The result is high automation without sacrificing differentiation.

Use Case: Centralizing and Automating FX Workflows

Consider a bank with fragmented FX operations across retail, corporate, and institutional channels. Pricing was inconsistent, workflows were manual, and systems were siloed.

Using Integral’s APIs, the bank centralized FX pricing and execution on a single platform. Retail, treasury, and digital channels all connected to the same liquidity and pricing engines.

Outcomes:

  • Small retail flows were automated and aggregated
  • Liquidity management improved through netting
  • Risk checks and hedging became consistent and real time

What had been an overlooked flow became a meaningful, optimizable source of profitability.

Multi-Product and Future-Ready

Integral’s platform supports more than spot FX. Forwards, swaps, NDFs, precious metals, CFDs, and other products are handled within the same system.

This breadth allows institutions to automate across offerings without stitching together separate platforms. As needs evolve–such as adding digital assets–the platform can extend without major re-architecture.
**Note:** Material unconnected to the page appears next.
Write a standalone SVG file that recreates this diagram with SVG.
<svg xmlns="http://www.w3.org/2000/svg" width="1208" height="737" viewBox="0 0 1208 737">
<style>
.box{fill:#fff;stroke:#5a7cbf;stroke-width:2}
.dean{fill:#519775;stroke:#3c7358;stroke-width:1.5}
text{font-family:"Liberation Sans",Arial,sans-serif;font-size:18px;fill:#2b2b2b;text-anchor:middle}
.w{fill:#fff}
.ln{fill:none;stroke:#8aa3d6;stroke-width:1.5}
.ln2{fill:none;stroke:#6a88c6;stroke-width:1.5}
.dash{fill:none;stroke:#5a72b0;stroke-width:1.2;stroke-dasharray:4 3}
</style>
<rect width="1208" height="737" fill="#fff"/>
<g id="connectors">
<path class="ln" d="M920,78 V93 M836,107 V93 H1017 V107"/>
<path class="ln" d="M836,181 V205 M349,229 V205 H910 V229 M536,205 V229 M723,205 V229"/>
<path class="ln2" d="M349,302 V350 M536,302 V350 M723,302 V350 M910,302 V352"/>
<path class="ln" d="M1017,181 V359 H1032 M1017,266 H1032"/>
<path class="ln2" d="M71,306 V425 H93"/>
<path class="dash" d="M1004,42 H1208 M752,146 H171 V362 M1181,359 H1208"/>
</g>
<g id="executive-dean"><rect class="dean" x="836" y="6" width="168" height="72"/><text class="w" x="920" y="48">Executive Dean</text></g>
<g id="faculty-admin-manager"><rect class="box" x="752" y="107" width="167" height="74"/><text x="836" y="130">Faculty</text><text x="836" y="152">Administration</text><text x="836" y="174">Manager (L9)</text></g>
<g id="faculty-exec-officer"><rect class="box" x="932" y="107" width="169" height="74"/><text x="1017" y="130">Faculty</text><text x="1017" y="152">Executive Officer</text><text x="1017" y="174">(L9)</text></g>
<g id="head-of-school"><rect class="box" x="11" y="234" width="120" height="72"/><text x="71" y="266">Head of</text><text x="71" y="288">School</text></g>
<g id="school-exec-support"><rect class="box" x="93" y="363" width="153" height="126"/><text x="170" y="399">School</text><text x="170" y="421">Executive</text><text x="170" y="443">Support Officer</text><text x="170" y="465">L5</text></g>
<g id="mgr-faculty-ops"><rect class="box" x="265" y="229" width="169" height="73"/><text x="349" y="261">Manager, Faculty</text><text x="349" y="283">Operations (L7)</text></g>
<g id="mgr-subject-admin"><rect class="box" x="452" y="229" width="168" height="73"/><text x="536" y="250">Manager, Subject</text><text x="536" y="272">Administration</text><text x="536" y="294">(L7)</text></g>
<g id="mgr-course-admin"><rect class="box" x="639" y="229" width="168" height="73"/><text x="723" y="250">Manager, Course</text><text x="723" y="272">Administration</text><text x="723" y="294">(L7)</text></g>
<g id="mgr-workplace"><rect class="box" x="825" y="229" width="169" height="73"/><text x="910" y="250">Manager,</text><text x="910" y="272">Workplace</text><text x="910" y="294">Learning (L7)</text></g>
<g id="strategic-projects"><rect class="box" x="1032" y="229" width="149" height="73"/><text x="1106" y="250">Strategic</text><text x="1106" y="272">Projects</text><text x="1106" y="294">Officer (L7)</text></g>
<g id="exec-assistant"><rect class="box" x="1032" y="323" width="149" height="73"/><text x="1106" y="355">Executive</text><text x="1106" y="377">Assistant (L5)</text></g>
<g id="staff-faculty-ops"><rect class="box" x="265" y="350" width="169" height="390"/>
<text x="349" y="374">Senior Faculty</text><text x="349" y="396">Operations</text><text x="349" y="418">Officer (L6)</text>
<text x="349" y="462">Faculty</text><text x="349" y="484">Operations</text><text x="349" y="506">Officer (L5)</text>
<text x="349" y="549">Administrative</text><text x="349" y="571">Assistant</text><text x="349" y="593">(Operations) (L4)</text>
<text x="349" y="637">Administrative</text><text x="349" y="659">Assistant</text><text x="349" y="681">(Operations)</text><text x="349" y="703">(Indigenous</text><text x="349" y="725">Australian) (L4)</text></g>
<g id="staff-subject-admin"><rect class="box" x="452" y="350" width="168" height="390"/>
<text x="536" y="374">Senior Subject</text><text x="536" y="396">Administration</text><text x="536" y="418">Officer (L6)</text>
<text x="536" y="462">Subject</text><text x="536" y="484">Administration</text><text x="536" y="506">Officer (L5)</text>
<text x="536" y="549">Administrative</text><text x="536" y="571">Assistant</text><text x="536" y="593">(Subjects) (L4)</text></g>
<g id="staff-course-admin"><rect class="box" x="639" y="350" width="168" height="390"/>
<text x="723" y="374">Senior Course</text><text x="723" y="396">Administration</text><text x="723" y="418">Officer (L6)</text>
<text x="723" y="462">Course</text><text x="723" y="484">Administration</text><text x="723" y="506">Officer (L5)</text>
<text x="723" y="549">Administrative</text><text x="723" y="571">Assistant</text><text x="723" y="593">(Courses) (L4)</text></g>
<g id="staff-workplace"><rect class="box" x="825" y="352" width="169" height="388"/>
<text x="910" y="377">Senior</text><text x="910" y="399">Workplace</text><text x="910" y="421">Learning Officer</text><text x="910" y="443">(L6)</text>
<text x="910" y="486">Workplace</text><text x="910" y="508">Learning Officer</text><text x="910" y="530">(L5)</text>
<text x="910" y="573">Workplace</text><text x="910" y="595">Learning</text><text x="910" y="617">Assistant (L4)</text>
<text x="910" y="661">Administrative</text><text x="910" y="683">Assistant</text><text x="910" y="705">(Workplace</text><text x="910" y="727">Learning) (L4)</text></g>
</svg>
Why this matters long term: Cloud delivery enables faster rollout of new products, analytics, and AI-driven features.

Fixed Subscription Pricing and Lower TCO

Integral operates on a fixed subscription model rather than per-trade fees. This aligns naturally with automation, where volumes often grow rapidly.
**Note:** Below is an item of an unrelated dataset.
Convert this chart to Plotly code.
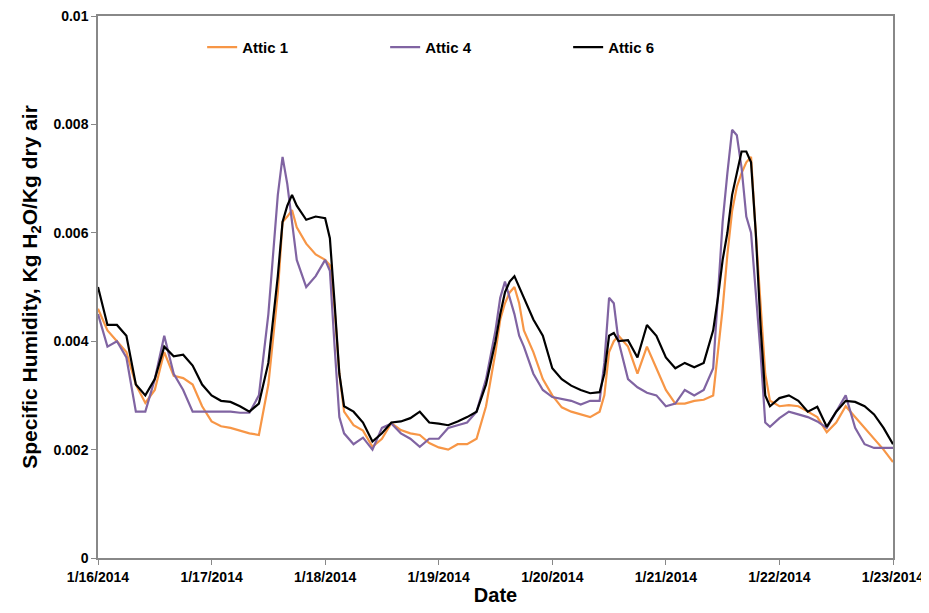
import datetime as dt
import plotly.graph_objects as go

# hours after 1/16/2014 00:00
hours = [0, 2, 4, 6, 8, 10, 12, 14, 16, 18, 20, 22,
         24, 26, 28, 30, 32, 34, 36, 38, 39, 40, 41, 42, 44, 46,
         48, 49, 50, 51, 52, 54, 56, 58, 60, 62, 64, 66, 68, 70,
         72, 74, 76, 78, 80, 82, 84, 85, 86, 87, 88, 89, 90, 92, 94,
         96, 98, 100, 102, 104, 106, 107, 108, 109, 110, 112, 114, 116, 118,
         120, 122, 124, 126, 128, 130, 131, 132, 133, 134, 135, 136, 137, 138, 139, 140, 141, 142,
         144, 146, 148, 150, 152, 154, 156, 158, 160, 162, 164, 166, 168]

attic1 = [0.0046, 0.0042, 0.0040, 0.0038, 0.0032, 0.00286, 0.0031, 0.0038, 0.00336, 0.00332, 0.0032, 0.0028,
          0.00252, 0.00243, 0.0024, 0.00235, 0.0023, 0.00227, 0.0032, 0.0049, 0.0062, 0.0063, 0.00642, 0.0061, 0.0058, 0.0056,
          0.0055, 0.0054, 0.0046, 0.0034, 0.0027, 0.00245, 0.00235, 0.00205, 0.0022, 0.00249, 0.00236, 0.0023, 0.00227, 0.00212,
          0.00204, 0.0020, 0.0021, 0.0021, 0.0022, 0.0028, 0.0038, 0.0044, 0.0047, 0.0049, 0.0050, 0.0047, 0.0042, 0.0038, 0.0033,
          0.0030, 0.00278, 0.0027, 0.00265, 0.0026, 0.0027, 0.0030, 0.0038, 0.0040, 0.0041, 0.0039, 0.0034, 0.0039, 0.0035,
          0.0031, 0.00285, 0.00285, 0.0029, 0.00292, 0.0030, 0.0038, 0.0046, 0.0056, 0.0064, 0.00685, 0.0071, 0.0073, 0.0074, 0.0060, 0.0047, 0.0034, 0.0029,
          0.0028, 0.00282, 0.0028, 0.0027, 0.0026, 0.00232, 0.0025, 0.0028, 0.0026, 0.0024, 0.0022, 0.0020, 0.00177]

attic4 = [0.0045, 0.0039, 0.0040, 0.0037, 0.0027, 0.0027, 0.0033, 0.0041, 0.0034, 0.0031, 0.0027, 0.0027,
          0.0027, 0.0027, 0.0027, 0.00268, 0.00268, 0.0030, 0.0045, 0.0067, 0.0074, 0.0069, 0.0062, 0.0055, 0.0050, 0.0052,
          0.0055, 0.0053, 0.0039, 0.0026, 0.0023, 0.0021, 0.00222, 0.0020, 0.0024, 0.00248, 0.0023, 0.0022, 0.00205, 0.0022,
          0.0022, 0.0024, 0.00245, 0.0025, 0.0027, 0.0033, 0.0042, 0.0048, 0.0051, 0.0048, 0.0045, 0.0041, 0.0039, 0.0034, 0.0031,
          0.00297, 0.00294, 0.0029, 0.00283, 0.0029, 0.0029, 0.0036, 0.0048, 0.0047, 0.0040, 0.0033, 0.00315, 0.00305, 0.0030,
          0.0028, 0.00285, 0.0031, 0.0030, 0.0031, 0.0035, 0.0048, 0.0062, 0.0071, 0.0079, 0.0078, 0.0072, 0.0063, 0.0060, 0.0049, 0.0038, 0.0025, 0.00242,
          0.00258, 0.0027, 0.00265, 0.0026, 0.00252, 0.0024, 0.0027, 0.0030, 0.0024, 0.0021, 0.00203, 0.00203, 0.00203]

attic6 = [0.0050, 0.0043, 0.0043, 0.0041, 0.0032, 0.0030, 0.0033, 0.0039, 0.00372, 0.00375, 0.00355, 0.0032,
          0.0030, 0.0029, 0.00288, 0.0028, 0.0027, 0.00285, 0.0036, 0.0052, 0.0062, 0.0065, 0.0067, 0.0065, 0.00624, 0.0063,
          0.00627, 0.0059, 0.0047, 0.0034, 0.0028, 0.0027, 0.0025, 0.00215, 0.0023, 0.0025, 0.00252, 0.00258, 0.0027, 0.0025,
          0.00248, 0.00245, 0.00252, 0.0026, 0.0027, 0.0032, 0.0040, 0.0045, 0.0049, 0.0051, 0.0052, 0.0050, 0.0048, 0.0044, 0.0041,
          0.0035, 0.0033, 0.00318, 0.0031, 0.00304, 0.00306, 0.0034, 0.0041, 0.00415, 0.0040, 0.00402, 0.0037, 0.0043, 0.0041,
          0.0037, 0.0035, 0.0036, 0.00352, 0.0036, 0.0042, 0.0048, 0.0055, 0.0060, 0.0067, 0.0071, 0.0075, 0.0075, 0.0073, 0.0060, 0.0043, 0.0030, 0.0028,
          0.00295, 0.0030, 0.0029, 0.0027, 0.00279, 0.00242, 0.0027, 0.0029, 0.00288, 0.0028, 0.00265, 0.0024, 0.0021]

assert len(hours) == len(attic1) == len(attic4) == len(attic6)

series_names = ["Attic 1", "Attic 4", "Attic 6"]
series_colors = ["#F79646", "#8064A2", "#000000"]
x_tick_labels = ["1/16/2014", "1/17/2014", "1/18/2014", "1/19/2014",
                 "1/20/2014", "1/21/2014", "1/22/2014", "1/23/2014"]
y_tick_vals = [0, 0.002, 0.004, 0.006, 0.008, 0.01]
y_tick_labels = ["0", "0.002", "0.004", "0.006", "0.008", "0.01"]

start = dt.datetime(2014, 1, 16)
times = [start + dt.timedelta(hours=h) for h in hours]

fig = go.Figure()
for name, vals, col in zip(series_names, [attic1, attic4, attic6], series_colors):
    fig.add_trace(go.Scatter(x=times, y=vals, mode="lines", name=name,
                             line=dict(color=col, width=2.2)))

font_family = "Liberation Sans, Arial, sans-serif"
# page has an 8px body margin, so the figure is 8px smaller and margins shifted
fig.update_layout(
    width=921, height=605,
    margin=dict(l=90, r=36, t=8, b=55),
    paper_bgcolor="white", plot_bgcolor="white",
    font=dict(family=font_family, color="black"),
    showlegend=True,
    legend=dict(orientation="h", x=0.131, y=0.942, xanchor="left", yanchor="middle",
                entrywidth=138, entrywidthmode="pixels", itemwidth=30,
                font=dict(size=15, family=font_family, color="black", weight="bold"),
                bgcolor="rgba(0,0,0,0)"),
)
fig.update_xaxes(
    automargin=False, ticklabeloverflow="allow",
    range=[dt.datetime(2014, 1, 16), dt.datetime(2014, 1, 23)],
    tickmode="array",
    tickvals=[start + dt.timedelta(days=d) for d in range(len(x_tick_labels))],
    ticktext=x_tick_labels,
    ticks="outside", ticklen=5, tickcolor="#888888",
    showline=True, linecolor="#888888", linewidth=1.5, mirror=True,
    showgrid=False, zeroline=False,
    tickfont=dict(size=14, family=font_family, color="black", weight="bold"),
    title=dict(text="Date", font=dict(size=20, family=font_family, weight="bold"), standoff=4),
)
fig.update_yaxes(
    automargin=False, ticklabeloverflow="allow",
    range=[0, 0.01], tickmode="array",
    tickvals=y_tick_vals, ticktext=y_tick_labels,
    ticks="outside", ticklen=5, tickcolor="#888888",
    showline=True, linecolor="#888888", linewidth=1.5, mirror=True,
    showgrid=False, zeroline=False,
    tickfont=dict(size=14, family=font_family, color="black", weight="bold"),
    title=dict(text="Specific Humidity, Kg H<sub>2</sub>O/Kg dry air",
               font=dict(size=21, family=font_family, weight="bold"), standoff=10),
)

fig.write_html("out.html")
With predictable costs, firms can scale electronic trading without technology expenses rising in parallel. Many clients see meaningful reductions in total cost of ownership.

Bottom line: Automation becomes economically sustainable, not just technically possible.

In essence, Integral acts as a technology partner for FX automation. It provides the infrastructure, controls, and flexibility needed to modernize FX operations without rebuilding everything internally.

For firms early in their automation journey, Integral enables rapid leapfrogging. For advanced institutions, its APIs, analytics, and execution capabilities complement in-house systems–often delivering specialist functionality faster and at lower cost.